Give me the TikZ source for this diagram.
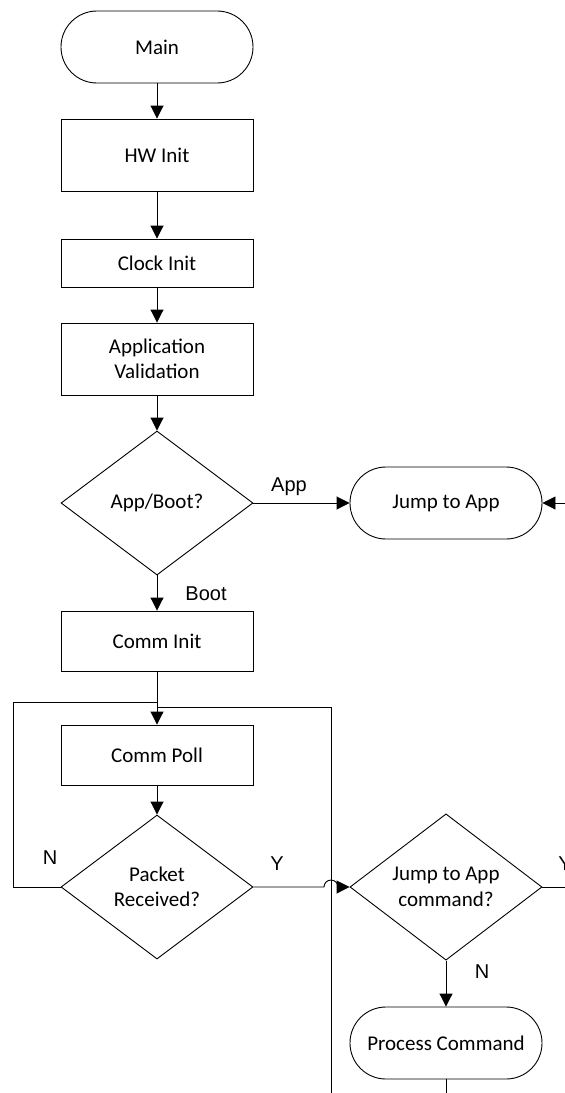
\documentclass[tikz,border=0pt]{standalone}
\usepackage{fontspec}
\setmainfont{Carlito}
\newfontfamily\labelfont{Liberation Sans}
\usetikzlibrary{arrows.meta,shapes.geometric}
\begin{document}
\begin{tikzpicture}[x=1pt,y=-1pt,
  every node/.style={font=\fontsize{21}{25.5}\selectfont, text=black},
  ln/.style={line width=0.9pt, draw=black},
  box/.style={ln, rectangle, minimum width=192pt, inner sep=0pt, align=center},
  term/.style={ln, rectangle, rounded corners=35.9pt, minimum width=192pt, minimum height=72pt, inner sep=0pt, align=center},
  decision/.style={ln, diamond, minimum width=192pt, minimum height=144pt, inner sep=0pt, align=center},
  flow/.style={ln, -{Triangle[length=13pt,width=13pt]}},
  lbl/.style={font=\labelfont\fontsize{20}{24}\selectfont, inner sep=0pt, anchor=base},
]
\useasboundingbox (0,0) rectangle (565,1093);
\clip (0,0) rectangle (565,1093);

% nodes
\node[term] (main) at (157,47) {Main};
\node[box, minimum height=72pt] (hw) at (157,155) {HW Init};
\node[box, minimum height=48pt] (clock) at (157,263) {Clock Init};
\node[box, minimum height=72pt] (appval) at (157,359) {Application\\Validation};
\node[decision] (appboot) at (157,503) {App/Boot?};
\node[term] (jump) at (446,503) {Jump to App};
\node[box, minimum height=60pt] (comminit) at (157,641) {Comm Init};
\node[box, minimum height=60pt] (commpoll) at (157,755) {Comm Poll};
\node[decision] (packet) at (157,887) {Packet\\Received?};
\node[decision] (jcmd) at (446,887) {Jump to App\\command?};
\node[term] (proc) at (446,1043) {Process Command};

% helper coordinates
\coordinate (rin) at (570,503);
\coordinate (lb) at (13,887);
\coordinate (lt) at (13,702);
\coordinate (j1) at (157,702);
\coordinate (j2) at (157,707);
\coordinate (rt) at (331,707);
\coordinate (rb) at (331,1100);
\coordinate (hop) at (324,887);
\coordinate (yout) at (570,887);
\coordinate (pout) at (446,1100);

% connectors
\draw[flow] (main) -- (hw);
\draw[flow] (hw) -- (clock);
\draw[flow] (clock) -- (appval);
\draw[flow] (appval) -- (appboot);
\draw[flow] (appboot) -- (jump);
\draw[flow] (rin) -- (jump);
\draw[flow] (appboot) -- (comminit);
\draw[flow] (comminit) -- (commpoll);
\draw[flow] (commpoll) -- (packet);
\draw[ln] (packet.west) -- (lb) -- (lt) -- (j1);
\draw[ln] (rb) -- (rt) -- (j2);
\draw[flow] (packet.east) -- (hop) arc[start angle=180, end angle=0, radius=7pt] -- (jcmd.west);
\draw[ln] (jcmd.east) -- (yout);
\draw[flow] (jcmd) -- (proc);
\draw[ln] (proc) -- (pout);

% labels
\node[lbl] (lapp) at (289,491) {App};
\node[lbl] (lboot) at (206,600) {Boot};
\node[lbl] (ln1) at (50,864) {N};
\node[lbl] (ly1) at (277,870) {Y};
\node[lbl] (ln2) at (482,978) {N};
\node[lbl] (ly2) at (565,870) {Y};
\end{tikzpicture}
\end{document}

==

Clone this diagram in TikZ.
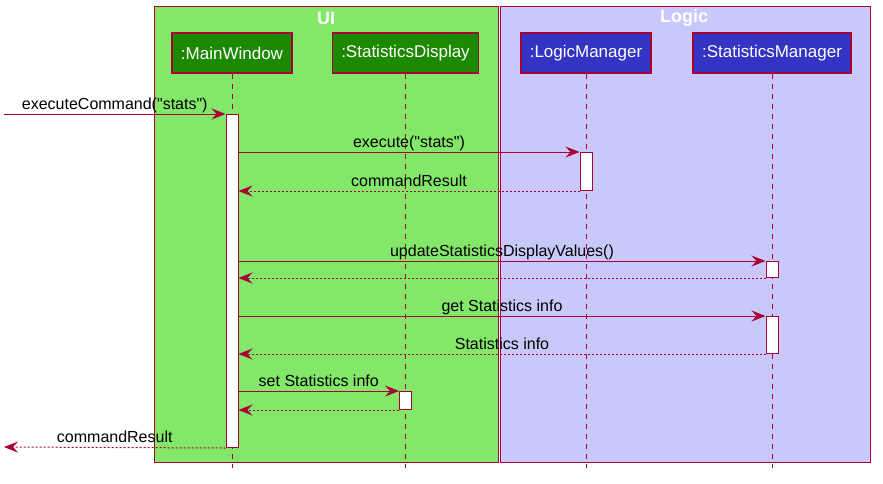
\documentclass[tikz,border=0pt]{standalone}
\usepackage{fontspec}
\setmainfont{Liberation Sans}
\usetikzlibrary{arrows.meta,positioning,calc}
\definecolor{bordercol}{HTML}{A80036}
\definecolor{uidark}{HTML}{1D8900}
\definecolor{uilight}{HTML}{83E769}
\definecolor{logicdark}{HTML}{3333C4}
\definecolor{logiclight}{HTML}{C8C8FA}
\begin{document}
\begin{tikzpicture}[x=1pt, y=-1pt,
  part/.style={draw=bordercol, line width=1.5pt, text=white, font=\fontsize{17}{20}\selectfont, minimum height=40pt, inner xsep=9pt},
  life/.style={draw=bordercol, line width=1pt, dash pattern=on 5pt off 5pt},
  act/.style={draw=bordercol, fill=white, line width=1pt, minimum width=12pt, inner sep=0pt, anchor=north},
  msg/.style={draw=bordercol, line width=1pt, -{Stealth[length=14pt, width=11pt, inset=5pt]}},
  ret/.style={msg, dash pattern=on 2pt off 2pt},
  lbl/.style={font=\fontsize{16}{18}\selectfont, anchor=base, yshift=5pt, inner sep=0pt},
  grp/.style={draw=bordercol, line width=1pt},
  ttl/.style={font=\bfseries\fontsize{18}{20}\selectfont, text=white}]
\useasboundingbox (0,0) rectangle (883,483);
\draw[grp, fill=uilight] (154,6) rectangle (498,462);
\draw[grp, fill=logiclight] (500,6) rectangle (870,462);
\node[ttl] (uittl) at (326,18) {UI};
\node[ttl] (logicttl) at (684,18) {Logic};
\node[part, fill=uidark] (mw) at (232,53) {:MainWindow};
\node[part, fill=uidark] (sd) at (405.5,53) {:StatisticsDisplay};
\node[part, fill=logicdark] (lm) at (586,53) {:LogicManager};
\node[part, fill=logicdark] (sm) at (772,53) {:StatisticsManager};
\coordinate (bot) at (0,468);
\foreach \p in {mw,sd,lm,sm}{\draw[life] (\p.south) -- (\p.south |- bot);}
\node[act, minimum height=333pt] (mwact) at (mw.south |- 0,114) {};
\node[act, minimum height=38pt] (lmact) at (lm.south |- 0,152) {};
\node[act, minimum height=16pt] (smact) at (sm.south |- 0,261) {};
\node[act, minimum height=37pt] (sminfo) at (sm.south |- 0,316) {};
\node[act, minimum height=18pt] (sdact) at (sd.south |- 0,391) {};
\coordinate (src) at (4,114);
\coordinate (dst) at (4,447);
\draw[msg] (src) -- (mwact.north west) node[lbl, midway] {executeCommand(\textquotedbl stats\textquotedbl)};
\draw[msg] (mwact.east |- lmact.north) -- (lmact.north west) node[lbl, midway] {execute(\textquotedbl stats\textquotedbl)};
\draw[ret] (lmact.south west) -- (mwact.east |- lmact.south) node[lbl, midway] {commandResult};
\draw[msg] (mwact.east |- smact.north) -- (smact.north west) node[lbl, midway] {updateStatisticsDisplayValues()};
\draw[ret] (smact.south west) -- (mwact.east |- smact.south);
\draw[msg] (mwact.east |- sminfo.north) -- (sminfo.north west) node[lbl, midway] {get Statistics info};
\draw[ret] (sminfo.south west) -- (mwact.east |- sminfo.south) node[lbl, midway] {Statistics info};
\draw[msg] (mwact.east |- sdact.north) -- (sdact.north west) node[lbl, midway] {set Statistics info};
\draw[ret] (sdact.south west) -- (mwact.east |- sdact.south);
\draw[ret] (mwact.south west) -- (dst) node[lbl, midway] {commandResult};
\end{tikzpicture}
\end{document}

--

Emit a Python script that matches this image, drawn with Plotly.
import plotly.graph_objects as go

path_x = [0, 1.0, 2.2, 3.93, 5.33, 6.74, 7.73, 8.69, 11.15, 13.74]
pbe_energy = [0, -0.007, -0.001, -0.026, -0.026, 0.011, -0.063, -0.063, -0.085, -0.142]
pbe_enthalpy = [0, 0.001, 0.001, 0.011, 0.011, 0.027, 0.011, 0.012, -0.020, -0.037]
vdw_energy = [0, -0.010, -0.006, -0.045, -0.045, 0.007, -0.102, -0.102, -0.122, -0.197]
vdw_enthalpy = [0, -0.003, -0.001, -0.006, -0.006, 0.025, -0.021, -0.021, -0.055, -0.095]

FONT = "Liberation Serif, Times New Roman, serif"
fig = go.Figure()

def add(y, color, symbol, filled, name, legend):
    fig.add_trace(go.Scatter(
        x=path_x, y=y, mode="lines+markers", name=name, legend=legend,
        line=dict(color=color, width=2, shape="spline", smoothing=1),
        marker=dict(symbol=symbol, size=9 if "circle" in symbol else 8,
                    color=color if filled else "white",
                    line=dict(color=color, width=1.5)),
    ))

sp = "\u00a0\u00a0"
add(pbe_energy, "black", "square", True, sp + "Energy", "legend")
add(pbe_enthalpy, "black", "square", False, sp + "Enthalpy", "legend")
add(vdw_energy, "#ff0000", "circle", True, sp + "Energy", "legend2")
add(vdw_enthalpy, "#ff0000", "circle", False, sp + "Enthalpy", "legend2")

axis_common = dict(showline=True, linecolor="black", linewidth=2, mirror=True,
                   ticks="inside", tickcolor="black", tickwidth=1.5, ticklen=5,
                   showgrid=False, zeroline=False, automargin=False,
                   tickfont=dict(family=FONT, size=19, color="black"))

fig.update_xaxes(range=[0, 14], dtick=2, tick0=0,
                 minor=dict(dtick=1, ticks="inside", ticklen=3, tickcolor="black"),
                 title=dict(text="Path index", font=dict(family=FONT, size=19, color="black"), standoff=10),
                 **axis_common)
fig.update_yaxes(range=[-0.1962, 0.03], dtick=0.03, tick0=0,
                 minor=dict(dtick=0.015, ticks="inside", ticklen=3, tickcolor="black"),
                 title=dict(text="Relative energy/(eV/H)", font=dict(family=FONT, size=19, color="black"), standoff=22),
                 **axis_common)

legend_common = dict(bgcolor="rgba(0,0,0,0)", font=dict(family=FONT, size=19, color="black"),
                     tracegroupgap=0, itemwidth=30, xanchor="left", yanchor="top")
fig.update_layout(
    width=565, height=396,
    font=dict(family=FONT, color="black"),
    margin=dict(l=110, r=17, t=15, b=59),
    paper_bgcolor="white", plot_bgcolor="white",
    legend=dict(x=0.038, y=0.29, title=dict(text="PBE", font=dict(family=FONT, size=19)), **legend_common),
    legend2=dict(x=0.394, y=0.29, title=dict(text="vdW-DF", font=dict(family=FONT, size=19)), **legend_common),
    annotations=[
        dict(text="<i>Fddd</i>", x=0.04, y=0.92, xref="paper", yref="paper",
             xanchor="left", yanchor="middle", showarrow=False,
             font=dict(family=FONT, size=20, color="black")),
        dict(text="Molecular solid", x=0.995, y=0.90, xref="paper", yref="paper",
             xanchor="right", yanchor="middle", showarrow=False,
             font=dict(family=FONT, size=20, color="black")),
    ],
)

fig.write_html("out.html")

» **Exercise requirements**
Which lines above run from the one containing "Emit a Python" down to the one containing "import plotly.graph_objects as go"? Repeat exactly those, both ends included, and nothing else.

» **In response**
Emit a Python script that matches this image, drawn with Plotly.
import plotly.graph_objects as go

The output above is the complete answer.